>> start Given material

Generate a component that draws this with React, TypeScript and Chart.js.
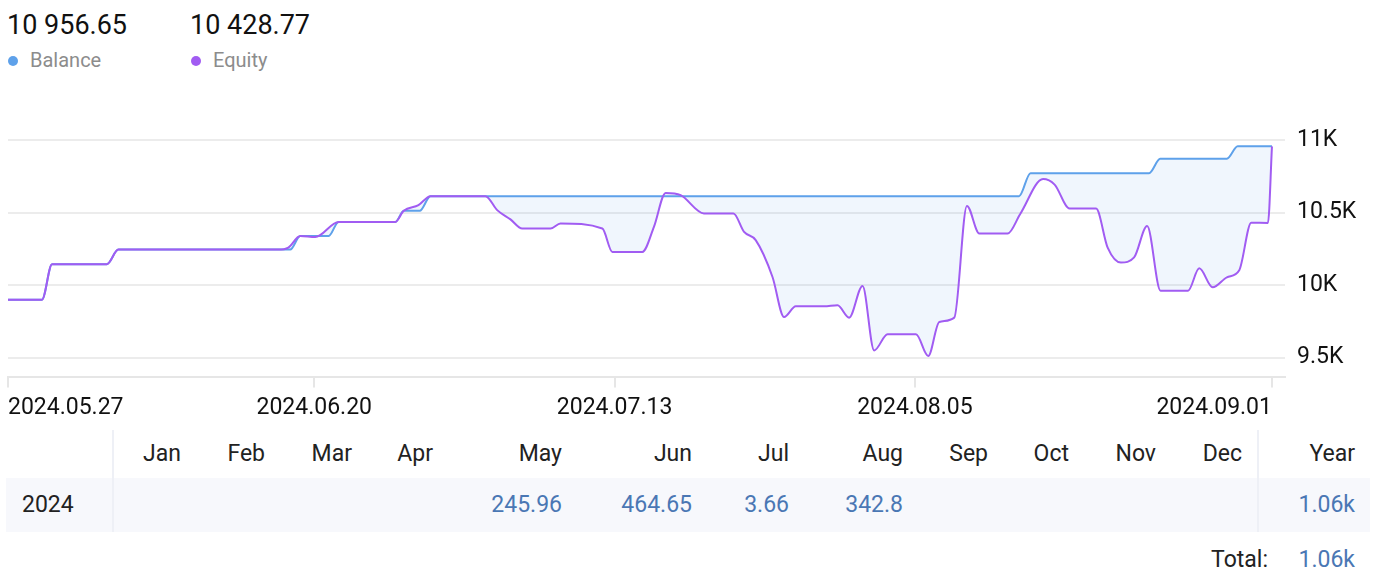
import { useEffect, useRef } from "react";
import { Chart, registerables } from "chart.js";

Chart.register(...registerables);

// ---- data ----
const balanceName = "Balance";
const equityName = "Equity";
const balanceCurrent = "10 956.65";
const equityCurrent = "10 428.77";

// x = days since 2024.05.27
const balanceX = [0, 2.61, 3.38, 7.58, 8.47, 21.66, 22.43, 24.61, 25.37, 29.73, 30.37, 31.6, 32.42, 77.59, 78.47, 87.57, 88.42, 93.54, 94.37, 97];
const balanceY = [9900, 9900, 10144, 10144, 10245, 10245, 10339, 10339, 10436, 10436, 10512, 10512, 10613, 10613, 10772, 10772, 10871, 10871, 10956.65, 10956.65];

const equityX = [0, 2.61, 3.38, 7.58, 8.47, 20.74, 21.51, 22.43, 23.58, 25.37, 29.73, 30.37, 31.5, 32.42, 36.64, 37.54, 38.56, 39.46, 41.64, 42.4, 45.61, 46.38, 48.68, 49.57, 50.47, 51.62, 53.41, 55.67, 56.49, 57.38, 58.67, 59.56, 60.46, 62.63, 63.66, 64.55, 65.58, 66.47, 67.5, 69.68, 70.62, 71.47, 72.62, 73.59, 74.54, 76.72, 77.67, 79.43, 80.32, 81.47, 83.5, 84.39, 85.41, 86.42, 87.42, 88.45, 90.56, 91.42, 92.45, 93.54, 94.49, 95.41, 96.69, 97];
const equityY = [9900, 9900, 10144, 10144, 10245, 10245, 10259, 10339, 10332, 10436, 10436, 10512, 10551, 10613, 10613, 10517, 10453, 10390, 10390, 10425, 10390, 10229, 10229, 10402, 10636, 10620, 10494, 10494, 10367, 10310, 10056, 9780, 9854, 9854, 9861, 9776, 9994, 9550, 9661, 9661, 9511, 9746, 9776, 10546, 10356, 10356, 10489, 10731, 10693, 10528, 10528, 10259, 10156, 10191, 10408, 9962, 9962, 10116, 9985, 10054, 10103, 10430, 10428.77, 10956.65];

const xTickValues = [0, 23.5, 46.55, 69.6, 97];
const xTickLabels = ["2024.05.27", "2024.06.20", "2024.07.13", "2024.08.05", "2024.09.01"];
const yTickValues = [9500, 10000, 10500, 11000];

const months = ["Jan", "Feb", "Mar", "Apr", "May", "Jun", "Jul", "Aug", "Sep", "Oct", "Nov", "Dec"];
const monthValues = ["", "", "", "", "245.96", "464.65", "3.66", "342.8", "", "", "", ""];
const rowYear = "2024";
const yearHeader = "Year";
const yearValue = "1.06k";
const totalLabel = "Total:";
const totalValue = "1.06k";

// ---- styles ----
const BLUE = "#5ea1ea";
const PURPLE = "#a15cf2";
const FONT = "Roboto, 'Noto Sans', sans-serif";
const monthRight = [181, 265, 352, 433, 562, 692, 789, 903, 988, 1069, 1156, 1242];
const TICK_PAD = 7;

export default function App() {
  const ref = useRef<HTMLCanvasElement | null>(null);

  useEffect(() => {
    if (!ref.current) return;
    const chart = new Chart(ref.current, {
      type: "line",
      data: {
        datasets: [
          {
            label: balanceName,
            data: balanceX.map((x, i) => ({ x, y: balanceY[i] })),
            borderColor: BLUE,
            borderWidth: 2,
            pointRadius: 0,
            cubicInterpolationMode: "monotone",
            fill: "+1",
            backgroundColor: "rgba(94,150,234,0.09)",
            order: 1,
          },
          {
            label: equityName,
            data: equityX.map((x, i) => ({ x, y: equityY[i] })),
            borderColor: PURPLE,
            borderWidth: 2,
            pointRadius: 0,
            cubicInterpolationMode: "monotone",
            fill: false,
            order: 0,
          },
        ],
      },
      options: {
        animation: false,
        responsive: false,
        events: [],
        layout: { padding: { top: 26, left: 0, right: 0, bottom: 0 }, autoPadding: false },
        plugins: { legend: { display: false }, tooltip: { enabled: false } },
        scales: {
          x: {
            type: "linear",
            min: 0,
            max: 98,
            afterBuildTicks: (s: any) => {
              s.ticks = xTickValues.map((v) => ({ value: v }));
            },
            ticks: {
              callback: (_v: any, i: number) => xTickLabels[i],
              align: "inner",
              maxRotation: 0,
              autoSkip: false,
              padding: TICK_PAD,
              color: "#111",
              font: { family: FONT, size: 23 },
            },
            grid: { drawOnChartArea: false, drawTicks: true, tickLength: 10, color: "#e6e6e6", lineWidth: 2 },
            border: { display: true, color: "#e6e6e6", width: 2 },
          },
          y: {
            position: "right",
            min: 9364,
            max: 11097,
            afterBuildTicks: (s: any) => {
              s.ticks = yTickValues.map((v) => ({ value: v }));
            },
            afterFit: (s: any) => {
              s.width = 84;
            },
            ticks: {
              callback: (v: any) => `${Number(v) / 1000}K`,
              padding: 12,
              color: "#111",
              font: { family: FONT, size: 23 },
            },
            grid: { color: "#ececec", lineWidth: 2, drawTicks: false },
            border: { display: false },
          },
        },
      },
    } as any);
    return () => chart.destroy();
  }, []);

  const abs = (o: any) => ({ position: "absolute" as const, ...o });
  const cellText = (right: number, top: number, text: string, color: string, key?: any) => (
    <div
      key={key}
      style={abs({
        left: right - 200,
        width: 200,
        top,
        height: 26,
        lineHeight: "26px",
        textAlign: "right",
        fontSize: 23,
        color,
        whiteSpace: "nowrap",
      })}
    >
      {text}
    </div>
  );

  return (
    <div style={{ position: "absolute", left: 0, top: 0, width: 1376, height: 571, fontFamily: FONT, overflow: "hidden", background: "#fff" }}>
      {/* header */}
      <div style={abs({ left: 7, top: 12, fontSize: 27, lineHeight: "27px", color: "#111" })}>{balanceCurrent}</div>
      <div style={abs({ left: 190, top: 12, fontSize: 27, lineHeight: "27px", color: "#111" })}>{equityCurrent}</div>
      <div style={abs({ left: 8, top: 56, width: 10, height: 10, borderRadius: 5, background: BLUE })} />
      <div style={abs({ left: 30, top: 50, fontSize: 20, lineHeight: "20px", color: "#8c8c8c" })}>{balanceName}</div>
      <div style={abs({ left: 191, top: 56, width: 10, height: 10, borderRadius: 5, background: PURPLE })} />
      <div style={abs({ left: 213, top: 50, fontSize: 20, lineHeight: "20px", color: "#8c8c8c" })}>{equityName}</div>

      {/* chart */}
      <canvas ref={ref} width={1376 - 8 - TICK_PAD + TICK_PAD} height={329} style={abs({ left: 8 - TICK_PAD, top: 100, width: 1368, height: 329 })} />

      {/* table */}
      <div style={abs({ left: 6, top: 478, width: 1364, height: 54, background: "#f7f8fc" })} />
      <div style={abs({ left: 112, top: 430, width: 2, height: 102, background: "#eef0f6" })} />
      <div style={abs({ left: 1257, top: 430, width: 2, height: 102, background: "#eef0f6" })} />
      {months.map((m, i) => cellText(monthRight[i], 441, m, "#222", "m" + i))}
      {cellText(1355, 441, yearHeader, "#222")}
      <div style={abs({ left: 22, top: 492, height: 26, lineHeight: "26px", fontSize: 23, color: "#222" })}>{rowYear}</div>
      {monthValues.map((v, i) => (v ? cellText(monthRight[i], 492, v, "#4a77b4", "v" + i) : null))}
      {cellText(1355, 492, yearValue, "#4a77b4")}
      {cellText(1268, 547, totalLabel, "#222")}
      {cellText(1355, 547, totalValue, "#4a77b4")}
    </div>
  );
}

>> end Given material

▶ [Problem requirements]
Reproduce the whole listing above word for word, but not its pictures.

▶ [Answer to the exercise]
Generate a component that draws this with React, TypeScript and Chart.js.
import { useEffect, useRef } from "react";
import { Chart, registerables } from "chart.js";

Chart.register(...registerables);

// ---- data ----
const balanceName = "Balance";
const equityName = "Equity";
const balanceCurrent = "10 956.65";
const equityCurrent = "10 428.77";

// x = days since 2024.05.27
const balanceX = [0, 2.61, 3.38, 7.58, 8.47, 21.66, 22.43, 24.61, 25.37, 29.73, 30.37, 31.6, 32.42, 77.59, 78.47, 87.57, 88.42, 93.54, 94.37, 97];
const balanceY = [9900, 9900, 10144, 10144, 10245, 10245, 10339, 10339, 10436, 10436, 10512, 10512, 10613, 10613, 10772, 10772, 10871, 10871, 10956.65, 10956.65];

const equityX = [0, 2.61, 3.38, 7.58, 8.47, 20.74, 21.51, 22.43, 23.58, 25.37, 29.73, 30.37, 31.5, 32.42, 36.64, 37.54, 38.56, 39.46, 41.64, 42.4, 45.61, 46.38, 48.68, 49.57, 50.47, 51.62, 53.41, 55.67, 56.49, 57.38, 58.67, 59.56, 60.46, 62.63, 63.66, 64.55, 65.58, 66.47, 67.5, 69.68, 70.62, 71.47, 72.62, 73.59, 74.54, 76.72, 77.67, 79.43, 80.32, 81.47, 83.5, 84.39, 85.41, 86.42, 87.42, 88.45, 90.56, 91.42, 92.45, 93.54, 94.49, 95.41, 96.69, 97];
const equityY = [9900, 9900, 10144, 10144, 10245, 10245, 10259, 10339, 10332, 10436, 10436, 10512, 10551, 10613, 10613, 10517, 10453, 10390, 10390, 10425, 10390, 10229, 10229, 10402, 10636, 10620, 10494, 10494, 10367, 10310, 10056, 9780, 9854, 9854, 9861, 9776, 9994, 9550, 9661, 9661, 9511, 9746, 9776, 10546, 10356, 10356, 10489, 10731, 10693, 10528, 10528, 10259, 10156, 10191, 10408, 9962, 9962, 10116, 9985, 10054, 10103, 10430, 10428.77, 10956.65];

const xTickValues = [0, 23.5, 46.55, 69.6, 97];
const xTickLabels = ["2024.05.27", "2024.06.20", "2024.07.13", "2024.08.05", "2024.09.01"];
const yTickValues = [9500, 10000, 10500, 11000];

const months = ["Jan", "Feb", "Mar", "Apr", "May", "Jun", "Jul", "Aug", "Sep", "Oct", "Nov", "Dec"];
const monthValues = ["", "", "", "", "245.96", "464.65", "3.66", "342.8", "", "", "", ""];
const rowYear = "2024";
const yearHeader = "Year";
const yearValue = "1.06k";
const totalLabel = "Total:";
const totalValue = "1.06k";

// ---- styles ----
const BLUE = "#5ea1ea";
const PURPLE = "#a15cf2";
const FONT = "Roboto, 'Noto Sans', sans-serif";
const monthRight = [181, 265, 352, 433, 562, 692, 789, 903, 988, 1069, 1156, 1242];
const TICK_PAD = 7;

export default function App() {
  const ref = useRef<HTMLCanvasElement | null>(null);

  useEffect(() => {
    if (!ref.current) return;
    const chart = new Chart(ref.current, {
      type: "line",
      data: {
        datasets: [
          {
            label: balanceName,
            data: balanceX.map((x, i) => ({ x, y: balanceY[i] })),
            borderColor: BLUE,
            borderWidth: 2,
            pointRadius: 0,
            cubicInterpolationMode: "monotone",
            fill: "+1",
            backgroundColor: "rgba(94,150,234,0.09)",
            order: 1,
          },
          {
            label: equityName,
            data: equityX.map((x, i) => ({ x, y: equityY[i] })),
            borderColor: PURPLE,
            borderWidth: 2,
            pointRadius: 0,
            cubicInterpolationMode: "monotone",
            fill: false,
            order: 0,
          },
        ],
      },
      options: {
        animation: false,
        responsive: false,
        events: [],
        layout: { padding: { top: 26, left: 0, right: 0, bottom: 0 }, autoPadding: false },
        plugins: { legend: { display: false }, tooltip: { enabled: false } },
        scales: {
          x: {
            type: "linear",
            min: 0,
            max: 98,
            afterBuildTicks: (s: any) => {
              s.ticks = xTickValues.map((v) => ({ value: v }));
            },
            ticks: {
              callback: (_v: any, i: number) => xTickLabels[i],
              align: "inner",
              maxRotation: 0,
              autoSkip: false,
              padding: TICK_PAD,
              color: "#111",
              font: { family: FONT, size: 23 },
            },
            grid: { drawOnChartArea: false, drawTicks: true, tickLength: 10, color: "#e6e6e6", lineWidth: 2 },
            border: { display: true, color: "#e6e6e6", width: 2 },
          },
          y: {
            position: "right",
            min: 9364,
            max: 11097,
            afterBuildTicks: (s: any) => {
              s.ticks = yTickValues.map((v) => ({ value: v }));
            },
            afterFit: (s: any) => {
              s.width = 84;
            },
            ticks: {
              callback: (v: any) => `${Number(v) / 1000}K`,
              padding: 12,
              color: "#111",
              font: { family: FONT, size: 23 },
            },
            grid: { color: "#ececec", lineWidth: 2, drawTicks: false },
            border: { display: false },
          },
        },
      },
    } as any);
    return () => chart.destroy();
  }, []);

  const abs = (o: any) => ({ position: "absolute" as const, ...o });
  const cellText = (right: number, top: number, text: string, color: string, key?: any) => (
    <div
      key={key}
      style={abs({
        left: right - 200,
        width: 200,
        top,
        height: 26,
        lineHeight: "26px",
        textAlign: "right",
        fontSize: 23,
        color,
        whiteSpace: "nowrap",
      })}
    >
      {text}
    </div>
  );

  return (
    <div style={{ position: "absolute", left: 0, top: 0, width: 1376, height: 571, fontFamily: FONT, overflow: "hidden", background: "#fff" }}>
      {/* header */}
      <div style={abs({ left: 7, top: 12, fontSize: 27, lineHeight: "27px", color: "#111" })}>{balanceCurrent}</div>
      <div style={abs({ left: 190, top: 12, fontSize: 27, lineHeight: "27px", color: "#111" })}>{equityCurrent}</div>
      <div style={abs({ left: 8, top: 56, width: 10, height: 10, borderRadius: 5, background: BLUE })} />
      <div style={abs({ left: 30, top: 50, fontSize: 20, lineHeight: "20px", color: "#8c8c8c" })}>{balanceName}</div>
      <div style={abs({ left: 191, top: 56, width: 10, height: 10, borderRadius: 5, background: PURPLE })} />
      <div style={abs({ left: 213, top: 50, fontSize: 20, lineHeight: "20px", color: "#8c8c8c" })}>{equityName}</div>

      {/* chart */}
      <canvas ref={ref} width={1376 - 8 - TICK_PAD + TICK_PAD} height={329} style={abs({ left: 8 - TICK_PAD, top: 100, width: 1368, height: 329 })} />

      {/* table */}
      <div style={abs({ left: 6, top: 478, width: 1364, height: 54, background: "#f7f8fc" })} />
      <div style={abs({ left: 112, top: 430, width: 2, height: 102, background: "#eef0f6" })} />
      <div style={abs({ left: 1257, top: 430, width: 2, height: 102, background: "#eef0f6" })} />
      {months.map((m, i) => cellText(monthRight[i], 441, m, "#222", "m" + i))}
      {cellText(1355, 441, yearHeader, "#222")}
      <div style={abs({ left: 22, top: 492, height: 26, lineHeight: "26px", fontSize: 23, color: "#222" })}>{rowYear}</div>
      {monthValues.map((v, i) => (v ? cellText(monthRight[i], 492, v, "#4a77b4", "v" + i) : null))}
      {cellText(1355, 492, yearValue, "#4a77b4")}
      {cellText(1268, 547, totalLabel, "#222")}
      {cellText(1355, 547, totalValue, "#4a77b4")}
    </div>
  );
}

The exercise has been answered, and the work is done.